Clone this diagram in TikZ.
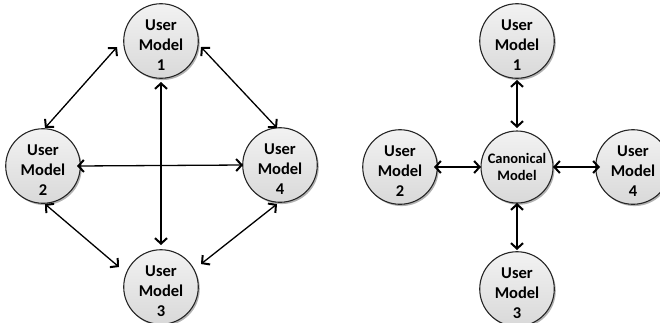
\documentclass[tikz,border=0pt]{standalone}
\usepackage{fontspec}
\setmainfont{Carlito}
\usetikzlibrary{arrows.meta,calc,shadows}
\newcommand{\umtext}[1]{\raisebox{-5pt}[\height][\depth]{\begin{tabular}{@{}c@{}}#1\end{tabular}}}
\begin{document}
\begin{tikzpicture}[x=1pt,y=-1pt,
  um/.style={circle,draw=black!85,line width=1.1pt,minimum size=72pt,inner sep=0pt,
    top color=gray!10,bottom color=gray!30,
    drop shadow={shadow xshift=1.5pt,shadow yshift=-1.8pt,opacity=0.3,fill=black},
    font=\fontsize{16.5}{20}\selectfont\bfseries},
  can/.style={um,align=center,font=\fontsize{14.5}{17.5}\selectfont\bfseries},
  arr/.style={line width=1.3pt,{Straight Barb[length=5.5pt,width=12pt,line width=2pt]}-{Straight Barb[length=5.5pt,width=12pt,line width=2pt]}}]
\useasboundingbox (0,0) rectangle (660,322);
% left diagram
\node[um] (a1) at (161,41) {\umtext{User\\Model\\1}};
\node[um] (a2) at (43,166) {\umtext{User\\Model\\2}};
\node[um] (a4) at (280,165) {\umtext{User\\Model\\4}};
\node[um] (a3) at (161,287) {\umtext{User\\Model\\3}};
\draw[arr] ($(a1)+(-44,6)$) -- ($(a2)+(2,-38)$);
\draw[arr] ($(a1)+(40,6)$) -- ($(a4)+(-3,-37)$);
\draw[arr] ($(a2)+(2,38)$) -- ($(a3)+(-42,-20)$);
\draw[arr] ($(a4)+(-3,39)$) -- ($(a3)+(40,-23)$);
\draw[arr] ($(a1)+(0,41)$) -- ($(a3)+(0,-42)$);
\draw[arr] ($(a2)+(34,0)$) -- ($(a4)+(-37,0)$);
% right diagram
\node[um] (b1) at (517,41) {\umtext{User\\Model\\1}};
\node[can] (c) at (517,167) {Canonical\\Model};
\node[um] (b2) at (400,167) {\umtext{User\\Model\\2}};
\node[um] (b4) at (633,167) {\umtext{User\\Model\\4}};
\node[um] (b3) at (517,289) {\umtext{User\\Model\\3}};
\draw[arr] ($(b1)+(0,39)$) -- ($(c)+(0,-39)$);
\draw[arr] ($(c)+(0,36)$) -- ($(b3)+(0,-39)$);
\draw[arr] ($(b2)+(34,0)$) -- ($(c)+(-36,0)$);
\draw[arr] ($(c)+(36,0)$) -- ($(b4)+(-33,0)$);
\end{tikzpicture}
\end{document}
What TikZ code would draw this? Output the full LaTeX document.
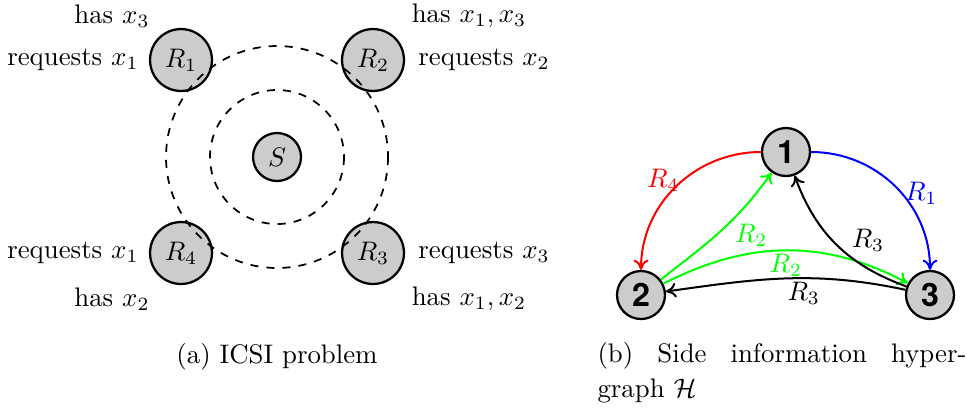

####

Copy down every line of the material above that includes the string "diagram".

Clone this diagram in TikZ.
% left diagram
% right diagram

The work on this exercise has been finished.